Parrikar managed to win the support of five non-Congress(I) legislators - two each from the Maharashtra Gomantak Party (MGP) and the United Goan Democratic Party (UGDP) and an independent. All five have been accommodated in the Cabinet. The MGP and the UGDP, which fought the elections together, had pledged in their common election manifesto that they would not align with the BJP.

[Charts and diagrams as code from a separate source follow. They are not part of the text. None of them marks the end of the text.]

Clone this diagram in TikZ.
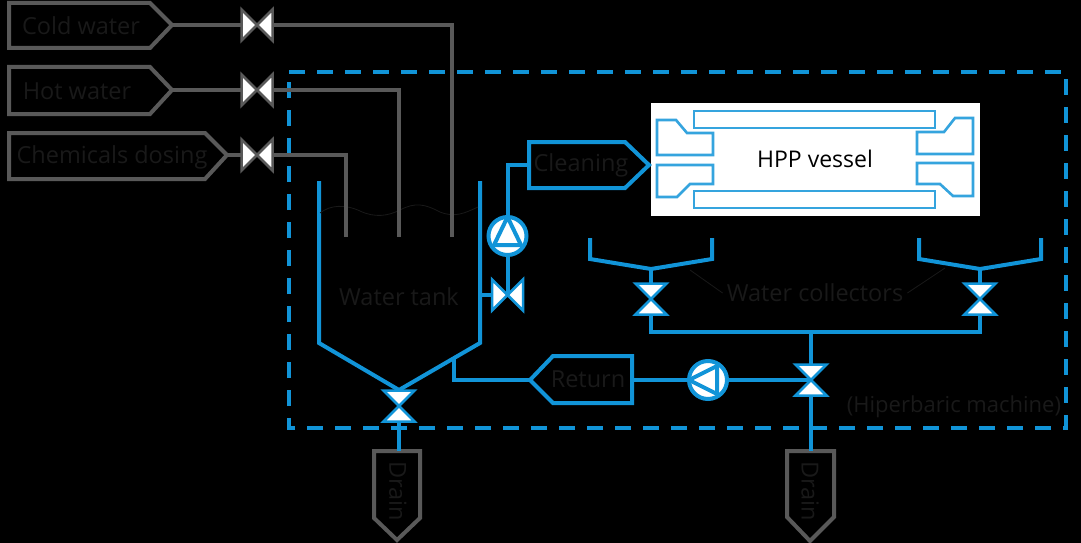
\documentclass[tikz,border=0pt]{standalone}
\usepackage{fontspec}
\setmainfont{Open Sans}
\definecolor{pipeblue}{HTML}{1194D8}
\definecolor{pipegray}{HTML}{595959}
\definecolor{faint}{HTML}{191919}
\tikzset{
  graypipe/.style={draw=pipegray,line width=4pt,line join=miter},
  bluepipe/.style={draw=pipeblue,line width=4pt,line join=miter},
  vesselpart/.style={draw=pipeblue!85!white,line width=2.6pt,fill=white},
  faintlabel/.style={text=faint,font=\fontsize{23.5}{25}\selectfont,inner sep=0pt},
  thinline/.style={draw=faint,line width=0.8pt},
  valvebox/.style={minimum width=31pt,minimum height=31pt,inner sep=0pt,outer sep=0pt},
  pumpbody/.style={circle,minimum size=38pt,inner sep=0pt,outer sep=0pt,draw=pipeblue,line width=4pt,fill=white},
}
\newcommand{\hvalve}[4]{% name, x, y, colour
  \node[valvebox] (#1) at (#2,#3) {};
  \draw[fill=white,draw=#4,line width=2.5pt,line join=miter]
    (#1.north west) -- (#1.south east) -- (#1.north east) -- (#1.south west) -- cycle;
}
\newcommand{\vvalve}[4]{%
  \node[valvebox] (#1) at (#2,#3) {};
  \draw[fill=white,draw=#4,line width=2.5pt,line join=miter]
    (#1.north west) -- (#1.south east) -- (#1.south west) -- (#1.north east) -- cycle;
}
\begin{document}
\begin{tikzpicture}[x=1pt,y=-1pt]
\useasboundingbox[fill=black] (0,0) rectangle (1081,543);

% machine boundary
\draw[draw=pipeblue,line width=4pt,dash pattern=on 16pt off 12pt]
  (289,72) -- (1066,72) -- (1066,428) -- (289,428) -- cycle;

% white vessel panel
\fill[white] (651,103) rectangle (980,216);
\draw[vesselpart] (694,111) rectangle (935,128);
\draw[vesselpart] (694,191) rectangle (935,208);
\draw[vesselpart] (657,120) -- (676,120) -- (687,133) -- (713,133) -- (713,155) -- (657,155) -- cycle;
\draw[vesselpart] (657,165) -- (713,165) -- (713,184) -- (690,184) -- (677,197) -- (657,197) -- cycle;
\draw[vesselpart] (973,118) -- (955,118) -- (944,132) -- (917,132) -- (917,154) -- (973,154) -- cycle;
\draw[vesselpart] (973,163) -- (917,163) -- (917,184) -- (940,184) -- (953,196) -- (973,196) -- cycle;
\node[text=black,font=\fontsize{23}{25}\selectfont,inner sep=0pt] (vessel) at (815,159) {HPP vessel};

% source tags
\coordinate (coldtip) at (172,25);
\coordinate (hottip) at (172,90);
\coordinate (chemtip) at (227,155);
\draw[graypipe] (9,3) -- (150,3) -- (coldtip) -- (150,48) -- (9,48) -- cycle;
\draw[graypipe] (9,67) -- (150,67) -- (hottip) -- (150,114) -- (9,114) -- cycle;
\draw[graypipe] (9,133) -- (205,133) -- (chemtip) -- (205,179) -- (9,179) -- cycle;
\node[faintlabel] (coldlabel) at (81,26) {Cold water};
\node[faintlabel] (hotlabel) at (77,91) {Hot water};
\node[faintlabel] (chemlabel) at (112,157) {Chemicals dosing};

% inlet ends
\coordinate (coldend) at (452,237);
\coordinate (hotend) at (399,237);
\coordinate (chemend) at (346,237);

% tank
\coordinate (tankbottom) at (399,390);
\draw[bluepipe] (319,181) -- (319,343) -- (tankbottom) -- (480,343) -- (480,181);
\draw[thinline] (320,213) .. controls (330,205) and (345,204) .. (360,211)
  .. controls (375,218) and (388,216) .. (400,210)
  .. controls (415,202) and (425,204) .. (440,212)
  .. controls (455,218) and (465,213) .. (478,207);
\node[faintlabel] (tanklabel) at (399,297) {Water tank};

% cleaning tag
\coordinate (cleanport) at (529,165);
\draw[bluepipe] (529,142) -- (625,142) -- (649,165) -- (625,188) -- (529,188) -- cycle;
\node[faintlabel] (cleanlabel) at (581,165) {Cleaning};

% return tag
\coordinate (returntip) at (530,380);
\coordinate (returnport) at (632,380);
\coordinate (returntap) at (454,358);
\draw[bluepipe] (returntip) -- (553,356) -- (632,356) -- (632,403) -- (553,403) -- cycle;
\node[faintlabel] (returnlabel) at (588,379) {Return};

% drains
\coordinate (drainAtop) at (397,451);
\coordinate (drainBtop) at (811,451);
\draw[graypipe] (374,451) -- (420,451) -- (420,518) -- (397,540) -- (374,518) -- cycle;
\draw[graypipe] (787,451) -- (834,451) -- (834,517) -- (810,541) -- (787,517) -- cycle;
\node[faintlabel,rotate=-90] (drainAlabel) at (398,491) {Drain};
\node[faintlabel,rotate=-90] (drainBlabel) at (810,491) {Drain};

% collectors
\coordinate (colLbottom) at (651,269);
\coordinate (colRbottom) at (980,269);
\draw[bluepipe] (590,238) -- (590,259) -- (colLbottom) -- (712,259) -- (712,238);
\draw[bluepipe] (919,238) -- (919,259) -- (colRbottom) -- (1041,259) -- (1041,238);
\node[faintlabel] (collabel) at (815,293) {Water collectors};
\coordinate (leadL) at (690,270);
\coordinate (leadR) at (945,268);
\draw[thinline] (collabel.west) ++(-4,0) -- (leadL);
\draw[thinline] (collabel.east) ++(4,0) -- (leadR);
\coordinate (headerL) at (649,332);
\coordinate (headerR) at (982,332);
\coordinate (headerM) at (811,332);

\node[faintlabel,font=\fontsize{22}{24}\selectfont] (machinelabel) at (954,407) {(Hiperbaric machine)};

% valves and pumps
\hvalve{vcold}{257}{25}{pipegray}
\hvalve{vhot}{257}{90}{pipegray}
\hvalve{vchem}{257}{155}{pipegray}
\coordinate (tankside) at (480,295);

% gray pipes
\draw[graypipe] (coldtip) -- (vcold.west);
\draw[graypipe] (hottip) -- (vhot.west);
\draw[graypipe] (chemtip) -- (vchem.west);
\draw[graypipe] (vcold.east) -| (coldend);
\draw[graypipe] (vhot.east) -| (hotend);
\draw[graypipe] (vchem.east) -| (chemend);

% blue pipes
\node[pumpbody] (pumpup) at (507.5,236) {};
\node[pumpbody] (pumpleft) at (708,380) {};
\draw[bluepipe,fill=white] (pumpup.north) -- (521,245) -- (494,245) -- cycle;
\draw[bluepipe,fill=white] (pumpleft.west) -- (717,366) -- (717,394) -- cycle;

\draw[bluepipe] (cleanport) -| (pumpup.north);
\draw[bluepipe] (returntap) |- (returntip);
\draw[bluepipe] (returnport) -- (pumpleft.west);
\draw[bluepipe] (headerL) -- (headerR);

\hvalve{vclean}{507.5}{295}{pipeblue}
\vvalve{vtank}{399}{406}{pipeblue}
\vvalve{vret}{811}{380}{pipeblue}
\vvalve{vcolL}{651}{299}{pipeblue}
\vvalve{vcolR}{980}{299}{pipeblue}

\draw[bluepipe] (tankside) -- (vclean.west);
\draw[bluepipe] (vclean.center) -- (pumpup.south);
\draw[bluepipe] (vtank.south) -- (drainAtop -| vtank.south);
\draw[bluepipe] (pumpleft.east) -- (vret.center);
\draw[bluepipe] (headerM) -- (vret.north);
\draw[bluepipe] (vret.south) -- (drainBtop);
\draw[bluepipe] (colLbottom) -- (vcolL.north);
\draw[bluepipe] (vcolL.south) -- (vcolL.south |- headerL);
\draw[bluepipe] (colRbottom) -- (vcolR.north);
\draw[bluepipe] (vcolR.south) -- (vcolR.south |- headerR);
\end{tikzpicture}
\end{document}
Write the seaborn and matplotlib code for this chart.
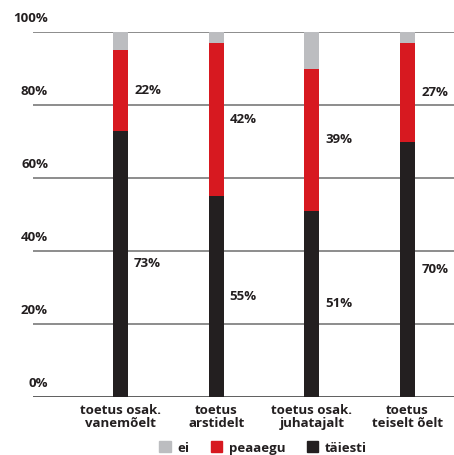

Speaking to mediapersons after being sworn in, Parrikar denied that the ministerial berths given to non-BJP legislators were the 'price' for their support. He told Frontline that the BJP now shared power with the MGP and the UGDP. "The only way to accommodate them was to give them Cabinet berths," he said. Parrikar also disclosed that the BJP had requested Mathany Saldana, the only other legislator of the UGDP, to join the government. Saldana, a former schoolteacher, has apparently agreed to extend issue-based support. The Chief Minister has to prove his majority during the vote on account in the Assembly.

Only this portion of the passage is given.